Serve with flour tortillas and toppings of shredded lettuce, diced tomatoes, shredded cheese, and sour cream.

Shredded Beef Sandwiches & Sides

June 20th, 2007 by Chef Mom

My mother-in-law gave me these recipes. It is one of her favorite meals to serve when she is having company over for an informal get-together. She makes the beef on the stove (and I’m including those directions too) but I like to toss it in the crock pot to slow cook all day. This is a good meal all year long. For an even simpler summer version, substitute cold Pork & Beans and Potato Chips or Potato Salad for the side dishes.

Shredded Beef Sandwiches
Marge Englebert

Large Chuck Roast
2 T Butter
1 small onion, diced
Salt & Pepper
1 can Beef Consume

Cut Chuck Roast into small pieces, removing fat.

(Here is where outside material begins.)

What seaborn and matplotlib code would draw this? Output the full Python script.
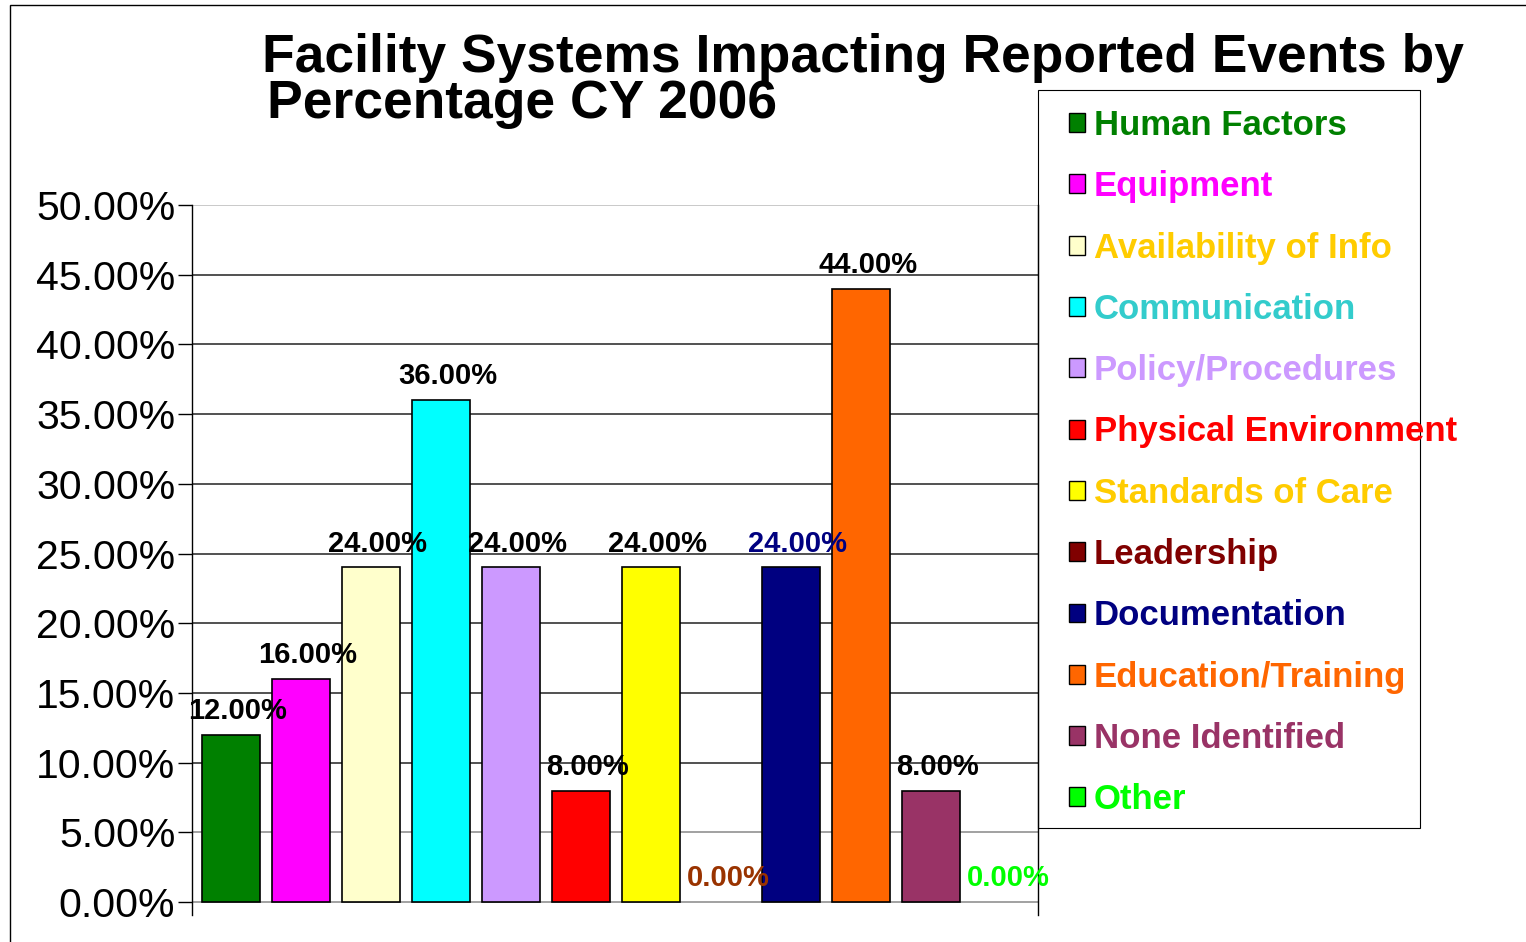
import numpy as np
import pandas as pd
import matplotlib
matplotlib.use("Agg")
import matplotlib.pyplot as plt
import seaborn as sns
from matplotlib.patches import Rectangle

categories = ["Human Factors", "Equipment", "Availability of Info", "Communication",
              "Policy/Procedures", "Physical Environment", "Standards of Care",
              "Leadership", "Documentation", "Education/Training",
              "None Identified", "Other"]
values = [12.0, 16.0, 24.0, 36.0, 24.0, 8.0, 24.0, 0.0, 24.0, 44.0, 8.0, 0.0]
bar_colors = ["#008000", "#FF00FF", "#FFFFCC", "#00FFFF", "#CC99FF", "#FF0000",
              "#FFFF00", "#800000", "#000080", "#FF6600", "#993366", "#00FF00"]
legend_text_colors = ["#008000", "#FF00FF", "#FFCC00", "#33CCCC", "#CC99FF", "#FF0000",
                      "#FFCC00", "#800000", "#000080", "#FF6600", "#993366", "#00FF00"]
label_colors = ["black"] * 7 + ["#993300", "#000080", "black", "black", "#00FF00"]
yticks = [0, 5, 10, 15, 20, 25, 30, 35, 40, 45, 50]

df = pd.DataFrame({"category": categories, "value": values})

sns.set_style("white")
plt.rcParams["font.family"] = ["Liberation Sans", "DejaVu Sans"]
plt.rcParams["text.color"] = "black"
plt.rcParams["ytick.color"] = "black"
plt.rcParams["ytick.labelcolor"] = "black"

W, H = 1526, 942
fig = plt.figure(figsize=(W / 100, H / 100), dpi=100)
ax = fig.add_axes([192 / W, 1 - 915 / H, (1038 - 192) / W, (915 - 205) / H])

sns.barplot(data=df, x="category", y="value", hue="category", palette=bar_colors,
            order=categories, hue_order=categories, legend=False, width=0.83,
            edgecolor="black", linewidth=1.2, saturation=1, ax=ax)

# zero-height bars should not show an outline
for p, v in zip(ax.patches, values):
    if v == 0:
        p.set_linewidth(0)

ax.set_ylim(-0.93, 50)
ax.set_xlim(-0.555, 11.53)
ax.set_yticks(yticks)
ax.set_yticklabels([f"{t:.2f}%" for t in yticks], fontsize=29.5, color="black")
ax.set_xticks([])
ax.set_xlabel("")
ax.set_ylabel("")
ax.tick_params(axis="y", direction="out", length=10, width=1, color="black", pad=2, left=True)

for t in yticks:
    c = "#BBBBBB" if t == 50 else ("#888888" if t in (0, 5) else "#222222")
    ax.axhline(t, color=c, lw=1.1, zorder=0)

for s in ["top", "bottom"]:
    ax.spines[s].set_visible(False)
for s in ["left", "right"]:
    ax.spines[s].set_color("black")
    ax.spines[s].set_linewidth(1)

for i, (v, c) in enumerate(zip(values, label_colors)):
    ax.annotate(f"{v:.2f}%", (i + 0.1, v), xytext=(0, 7), textcoords="offset points",
                ha="center", va="bottom", fontsize=21, fontweight="bold", color=c)

# legend box drawn separately so the padding matches
fig.patches.append(Rectangle((1038 / W, 1 - 828 / H), (1420 - 1038) / W, (828 - 90) / H,
                             transform=fig.transFigure, fill=False, edgecolor="black",
                             lw=0.8, zorder=1))
handles = [Rectangle((0, 0), 1, 1, facecolor=c, edgecolor="black", lw=1) for c in bar_colors]
leg = fig.legend(handles, categories, loc="upper left",
                 bbox_to_anchor=(1069 / W, 1 - 109 / H), frameon=False,
                 fontsize=25, handlelength=0.46, handleheight=0.46,
                 handletextpad=0.26, labelspacing=0.815, borderpad=0, borderaxespad=0)
for txt, c in zip(leg.get_texts(), legend_text_colors):
    txt.set_color(c)
    txt.set_fontweight("bold")

fig.text(262 / W, 1 - 72 / H, "Facility Systems Impacting Reported Events by",
         ha="left", va="baseline", fontsize=38.4, fontweight="bold", color="black")
fig.text(267 / W, 1 - 118 / H, "Percentage CY 2006",
         ha="left", va="baseline", fontsize=38.4, fontweight="bold", color="black")

fig.patches.append(Rectangle((10 / W, -0.1), 2, 1.1 - 5 / H, transform=fig.transFigure,
                             fill=False, edgecolor="black", lw=1))

fig.savefig("out.png", dpi=100)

Stove-top method: Brown meat in oleo. Cover meat with water (just enough to cover). Add small onion, diced, and salt and pepper. Put cover on and cook until meat falls apart. You may need to add water during cooking. ½ hour before serving, add 1 can Beef Consume and continue cooking

Crock Pot method: Put 1 can Beef Consume, butter, onion and meat pieces in crock pot. Cook for 6-8 hours. Drain excess liquids. Shred meat with fork.

Serve on buttered hamburger buns. I like to get the buns from the deli/bakery. A dill pickle spear is a nice accompaniment.

Baked Beans
Marge Englebert

4 slices Bacon
1 lb 5 oz Van Camp’s Pork-n-Beans
¼ c Ketsup
1 ½ Tbs Brown Sugar
1 ½ Tbs finely chopped Onion
¼ tsp Dry Mustard
1 ½ Tbs Molasses

Fry bacon. Crumble into 1 ½ quart casserole dish. Add other ingredients; Mix. Bake covered at 350 degrees for 30 minutes. Uncover and bake for another ½ hour.

Potato Casserole
Marge Englebert

*8 oz shredded Cheddar Cheese
*8 oz Sour Cream
*1 can Cream of Mushroom Soup
*1 small Onion, diced
*1 lg bag frozen Hashbrowns, defrosted
*Salt & Pepper
Crushed Cornflakes
¾ cup melted Butter

Mix starred (*) ingredients together. Pour in greased 13 x 9 pan. Put crushed cornflakes on top. Drizzle with butter. Bake 50-60 minutes at 350 degrees.